◆ **Set task**
Only lines holding the string "with" are wanted; copy each one from the material.

********

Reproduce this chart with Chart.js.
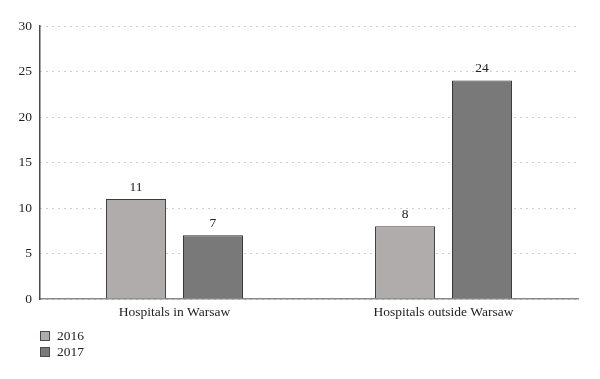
<!DOCTYPE html>
<html><head><meta charset="utf-8">
<script src="https://cdn.jsdelivr.net/npm/chart.js@4/dist/chart.umd.min.js"></script>
<style>html,body{margin:0;padding:0;background:#fff}#wrap{width:600px;height:379px}</style>
</head><body><div id="wrap"><canvas id="c" width="600" height="379"></canvas></div>
<script>
const categories = ["Hospitals in Warsaw", "Hospitals outside Warsaw"];
const series2016 = [11, 8];
const series2017 = [7, 24];
const seriesNames = ["2016", "2017"];
const yTicks = [0, 5, 10, 15, 20, 25, 30];

const FONT = "'Liberation Serif', 'Times New Roman', serif";
const colors = ["#b0acab", "#797979"];

const valueLabels = {
  id: 'valueLabels',
  afterDatasetsDraw(chart) {
    const ctx = chart.ctx;
    ctx.save();
    ctx.font = "13.5px " + FONT;
    ctx.fillStyle = "#222";
    ctx.textAlign = "center";
    ctx.textBaseline = "bottom";
    chart.data.datasets.forEach((ds, i) => {
      chart.getDatasetMeta(i).data.forEach((bar, j) => {
        ctx.fillText(String(ds.data[j]), bar.x, bar.y - 5);
      });
    });
    ctx.restore();
  }
};

const bottomLegend = {
  id: 'bottomLegend',
  afterDraw(chart) {
    const ctx = chart.ctx;
    const x0 = chart.chartArea.left;
    const y0 = chart.chartArea.bottom + 32;
    ctx.save();
    ctx.font = "13.5px " + FONT;
    ctx.textBaseline = "middle";
    ctx.textAlign = "left";
    chart.data.datasets.forEach((ds, i) => {
      const y = y0 + i * 16;
      ctx.fillStyle = ds.backgroundColor;
      ctx.fillRect(x0 + 0.5, y + 0.5, 9, 9);
      ctx.strokeStyle = "#4a4a4a";
      ctx.lineWidth = 1;
      ctx.strokeRect(x0 + 0.5, y + 0.5, 9, 9);
      ctx.fillStyle = "#222";
      ctx.fillText(ds.label, x0 + 17, y + 5.5);
    });
    ctx.restore();
  }
};

new Chart(document.getElementById('c'), {
  type: 'bar',
  data: {
    labels: categories,
    datasets: [
      { label: seriesNames[0], data: series2016, backgroundColor: colors[0], borderColor: "#3c3c3c", borderWidth: 1, categoryPercentage: 0.572, barPercentage: 0.78 },
      { label: seriesNames[1], data: series2017, backgroundColor: colors[1], borderColor: "#2e2e2e", borderWidth: 1, categoryPercentage: 0.572, barPercentage: 0.78 }
    ]
  },
  options: {
    responsive: false,
    animation: false,
    layout: { padding: { top: 26, right: 22, left: 0, bottom: 0 } },
    plugins: { legend: { display: false }, tooltip: { enabled: false } },
    scales: {
      x: {
        grid: { display: false, drawTicks: false },
        border: { color: "#8a8a8a", width: 1.5 },
        ticks: { color: "#222", font: { family: FONT, size: 13.5 }, padding: 5 },
        afterFit(s) { s.height = 80; }
      },
      y: {
        min: 0, max: 30,
        afterBuildTicks(s) { s.ticks = yTicks.map(v => ({ value: v })); },
        grid: { color: "#9a9a9a", lineWidth: 1, drawTicks: false },
        border: { color: "#4a4a4a", width: 1.5, dash: [1, 5] },
        ticks: { color: "#222", font: { family: FONT, size: 13.5 }, padding: 8 },
        afterFit(s) { s.width = 40; }
      }
    }
  },
  plugins: [valueLabels, bottomLegend]
});
</script>
</body></html>
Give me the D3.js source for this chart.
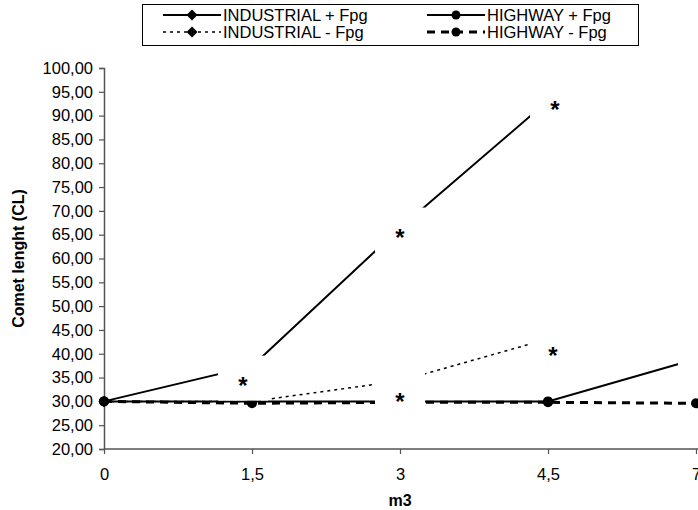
<!DOCTYPE html>
<html>
<head>
<meta charset="utf-8">
<script src="https://cdn.jsdelivr.net/npm/d3@7"></script>
<style>
  body { margin: 0; background: #ffffff; }
  text { font-family: "Liberation Sans", Arial, sans-serif; }
</style>
</head>
<body>
<div id="chart"></div>
<script>
/*********************************************************/
// Data
const categories = ["0", "1,5", "3", "4,5", "7"];
const yTicks = [20, 25, 30, 35, 40, 45, 50, 55, 60, 65, 70, 75, 80, 85, 90, 95, 100];

const industrialPlus  = [30.0, 37.4, 66.4, 93.1];
const industrialMinus = [30.0, 30.0, 34.3, 43.1];
const highwayPlus     = [30.0, 30.0, 30.0, 30.0, 38.9];
const highwayMinus    = [30.0, 29.6, 29.8, 29.8, 29.6];

// points carrying a white data label box (series name, category index, label text)
const starSeries = ["INDUSTRIAL + Fpg", "INDUSTRIAL + Fpg", "INDUSTRIAL + Fpg",
                    "INDUSTRIAL - Fpg", "INDUSTRIAL - Fpg", "HIGHWAY + Fpg"];
const starIndex  = [1, 2, 3, 2, 3, 4];
const starText   = ["*", "*", "*", "*", "*", ""];

/*********************************************************/
const svgWidth = 698;
const svgHeight = 510;

const plot = { left: 104, right: 696, top: 68, bottom: 449 };

const svg = d3
  .select("#chart")
  .append("svg")
  .attr("width", svgWidth)
  .attr("height", svgHeight);

const xScale = d3.scalePoint()
  .domain(categories)
  .range([plot.left, plot.right]);

const yScale = d3.scaleLinear()
  .domain([20, 100])
  .range([plot.bottom, plot.top]);

const series = [
  { name: "INDUSTRIAL + Fpg", values: industrialPlus,  marker: "diamond", dash: null,  width: 2 },
  { name: "HIGHWAY + Fpg",    values: highwayPlus,     marker: "circle",  dash: null,  width: 2 },
  { name: "INDUSTRIAL - Fpg", values: industrialMinus, marker: "diamond", dash: "3,4", width: 1.5 },
  { name: "HIGHWAY - Fpg",    values: highwayMinus,    marker: "circle",  dash: "8,6", width: 3 }
];

/******************** Axes **********************/
const fmt = (v) => d3.format(".2f")(v).replace(".", ",");

const leftAxis = d3.axisLeft(yScale)
  .tickValues(yTicks)
  .tickFormat(fmt)
  .tickSize(5)
  .tickPadding(6);

const yAxisG = svg.append("g")
  .attr("transform", `translate(${plot.left},0)`)
  .call(leftAxis);

yAxisG.select(".domain").attr("stroke", "#555").attr("stroke-width", 1.5);
yAxisG.selectAll(".tick line").attr("stroke", "#555").attr("stroke-width", 1.2);
yAxisG.selectAll(".tick text")
  .attr("font-size", "16.5px")
  .attr("fill", "#000");

const bottomAxis = d3.axisBottom(xScale)
  .tickSize(5)
  .tickPadding(14);

const xAxisG = svg.append("g")
  .attr("transform", `translate(0,${plot.bottom})`)
  .call(bottomAxis);

xAxisG.select(".domain").remove();
xAxisG.append("line")
  .attr("x1", plot.left)
  .attr("x2", svgWidth)
  .attr("stroke", "#555")
  .attr("stroke-width", 1.5);
xAxisG.selectAll(".tick line").attr("stroke", "#555").attr("stroke-width", 1.2);
xAxisG.selectAll(".tick text")
  .attr("font-size", "16.5px")
  .attr("fill", "#000");

// axis titles
svg.append("text")
  .text("Comet lenght (CL)")
  .attr("transform", `translate(24,${(plot.top + plot.bottom) / 2}) rotate(-90)`)
  .attr("text-anchor", "middle")
  .attr("font-size", "16px")
  .attr("font-weight", "bold");

svg.append("text")
  .text("m3")
  .attr("x", (plot.left + plot.right) / 2)
  .attr("y", 506)
  .attr("text-anchor", "middle")
  .attr("font-size", "16px")
  .attr("font-weight", "bold");

/******************** Lines and markers **********************/
const line = d3.line()
  .x((d, i) => xScale(categories[i]))
  .y((d) => yScale(d));

const diamond = "M0,-5.5L5.5,0L0,5.5L-5.5,0Z";

series.forEach((s) => {
  svg.append("path")
    .datum(s.values)
    .attr("d", line)
    .attr("fill", "none")
    .attr("stroke", "#000")
    .attr("stroke-width", s.width)
    .attr("stroke-dasharray", s.dash);
});

series.forEach((s) => {
  const g = svg.append("g");
  s.values.forEach((v, i) => {
    const cx = xScale(categories[i]);
    const cy = yScale(v);
    if (s.marker === "circle") {
      g.append("circle").attr("cx", cx).attr("cy", cy).attr("r", 5).attr("fill", "#000");
    } else {
      g.append("path").attr("d", diamond).attr("transform", `translate(${cx},${cy})`).attr("fill", "#000");
    }
  });
});

/******************** Star labels (white boxes) **********************/
// nudges of each label box from its point, in pixels
const starNudge = [[-9, 12], [0, 2], [7, 1], [0, 13], [5, 9], [7, 6]];

starSeries.forEach((name, k) => {
  const s = series.find((d) => d.name === name);
  const i = starIndex[k];
  const cx = xScale(categories[i]) + starNudge[k][0];
  const cy = yScale(s.values[i]) + starNudge[k][1];
  svg.append("rect")
    .attr("x", cx - 25)
    .attr("y", cy - 22.5)
    .attr("width", 50)
    .attr("height", 45)
    .attr("fill", "#fff");
  if (starText[k]) {
    svg.append("text")
      .text(starText[k])
      .attr("x", cx)
      .attr("y", cy + 16)
      .attr("text-anchor", "middle")
      .attr("font-size", "24px")
      .attr("font-weight", "bold");
  }
});

/******************** Legend **********************/
const legend = svg.append("g");

legend.append("rect")
  .attr("x", 142.5)
  .attr("y", 4.5)
  .attr("width", 496)
  .attr("height", 41)
  .attr("fill", "#fff")
  .attr("stroke", "#000")
  .attr("stroke-width", 1);

const legendPos = [
  { x: 163, y: 15 },
  { x: 427, y: 15 },
  { x: 163, y: 32 },
  { x: 427, y: 32 }
];

series.forEach((s, k) => {
  const p = legendPos[k];
  legend.append("line")
    .attr("x1", p.x)
    .attr("x2", p.x + 58)
    .attr("y1", p.y)
    .attr("y2", p.y)
    .attr("stroke", "#000")
    .attr("stroke-width", s.width)
    .attr("stroke-dasharray", s.dash);
  if (s.marker === "circle") {
    legend.append("circle").attr("cx", p.x + 29).attr("cy", p.y).attr("r", 4.5).attr("fill", "#000");
  } else {
    legend.append("path").attr("d", diamond).attr("transform", `translate(${p.x + 29},${p.y})`).attr("fill", "#000");
  }
  legend.append("text")
    .text(s.name)
    .attr("x", p.x + 60)
    .attr("y", p.y)
    .attr("dy", "0.35em")
    .attr("font-size", "16.5px");
});
</script>
</body>
</html>
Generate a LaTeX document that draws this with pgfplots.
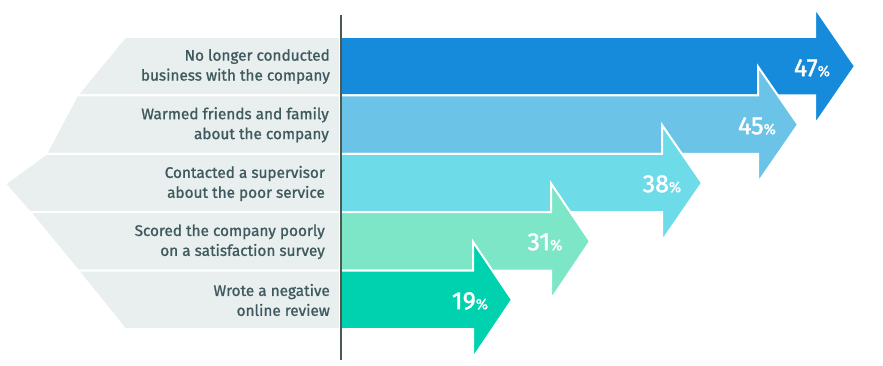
\documentclass[border=0pt]{standalone}
\usepackage{pgfplots}
\pgfplotsset{compat=1.18}
\usepackage{fontspec}
\setmainfont{Fira Sans}
\newfontfamily\medfont{Fira Sans}[FakeBold=1.1]
\newfontfamily\numfont{Fira Sans}[FakeBold=1.6]
\definecolor{cA}{HTML}{168BDB}
\definecolor{cB}{HTML}{6BC3E7}
\definecolor{cC}{HTML}{6EDBE8}
\definecolor{cD}{HTML}{7DE6C6}
\definecolor{cE}{HTML}{00D1AF}
\definecolor{greybg}{HTML}{E9EFEE}
\definecolor{txt}{HTML}{3F5A5E}
\definecolor{vline}{HTML}{4A5A50}
\newcommand{\pct}[1]{{\numfont\fontsize{25}{25}\selectfont #1}{\medfont\fontsize{15}{15}\selectfont\%}}
\begin{document}
\begin{tikzpicture}
\begin{axis}[
  width=883bp, height=366bp, scale only axis,
  xmin=0, xmax=883, ymin=0, ymax=366, y dir=reverse,
  hide axis, clip=false,
]
% left grey label panels
\addplot[fill=greybg, draw=white, line width=2bp] coordinates {(341,37) (125,37) (77,95.4) (341,95.4)} --cycle;
\addplot[fill=greybg, draw=white, line width=2bp] coordinates {(341,95.4) (77,95.4) (46,153.8) (341,153.8)} --cycle;
\addplot[fill=greybg, draw=white, line width=2bp] coordinates {(341,153.8) (46,153.8) (5,184) (30,212.2) (341,212.2)} --cycle;
\addplot[fill=greybg, draw=white, line width=2bp] coordinates {(341,212.2) (30,212.2) (78,270.6) (341,270.6)} --cycle;
\addplot[fill=greybg, draw=white, line width=2bp] coordinates {(341,270.6) (78,270.6) (125,329) (341,329)} --cycle;
% arrows: top, bottom, shaft end, tip  (value 47, 45, 38, 31, 19)
\addplot[fill=cA, draw=white, line width=2bp] coordinates {(340,37) (815,37) (815,8) (855,66.2) (815,124.4) (815,95.4) (340,95.4)} --cycle;
\addplot[fill=cB, draw=white, line width=2bp] coordinates {(340,95.4) (758,95.4) (758,66.6) (798,124.6) (758,182.6) (758,153.8) (340,153.8)} --cycle;
\addplot[fill=cC, draw=white, line width=2bp] coordinates {(340,153.8) (662,153.8) (662,125) (702,183) (662,241) (662,212.2) (340,212.2)} --cycle;
\addplot[fill=cD, draw=white, line width=2bp] coordinates {(340,212.2) (551,212.2) (551,183.4) (590,241.4) (551,299.4) (551,270.6) (340,270.6)} --cycle;
\addplot[fill=cE, draw=white, line width=2bp] coordinates {(340,270.6) (473,270.6) (473,241.8) (512,299.8) (473,357.8) (473,329) (340,329)} --cycle;
% vertical line
\addplot[draw=vline, line width=1.6bp] coordinates {(341,15) (341,360)};
% value labels
\node[text=white, anchor=center] at (axis cs:812,68) {\pct{47}};
\node[text=white, anchor=center] at (axis cs:757,126) {\pct{45}};
\node[text=white, anchor=center] at (axis cs:662,184) {\pct{38}};
\node[text=white, anchor=center] at (axis cs:545,242) {\pct{31}};
\node[text=white, anchor=center] at (axis cs:470,301) {\pct{19}};
% category labels
\begin{scope}[every node/.style={text=txt, anchor=east, align=right, font=\medfont\fontsize{15.4}{20}\selectfont, inner sep=0pt}]
\node at (axis cs:330,66.5) {No longer conducted\\business with the company};
\node at (axis cs:329,124.8) {Warmed friends and family\\about the company};
\node at (axis cs:325,183.5) {Contacted a supervisor\\about the poor service};
\node at (axis cs:325,241.8) {Scored the company poorly\\on a satisfaction survey};
\node at (axis cs:330,300) {Wrote a negative\\online review};
\end{scope}
\end{axis}
\pgfresetboundingbox
\path (current axis.south west) rectangle (current axis.north east);
\end{tikzpicture}
\end{document}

********

◆ **Task result**
Reproduce this chart with Chart.js.
Generate a LaTeX document that draws this with pgfplots.
\node at (axis cs:330,66.5) {No longer conducted\\business with the company};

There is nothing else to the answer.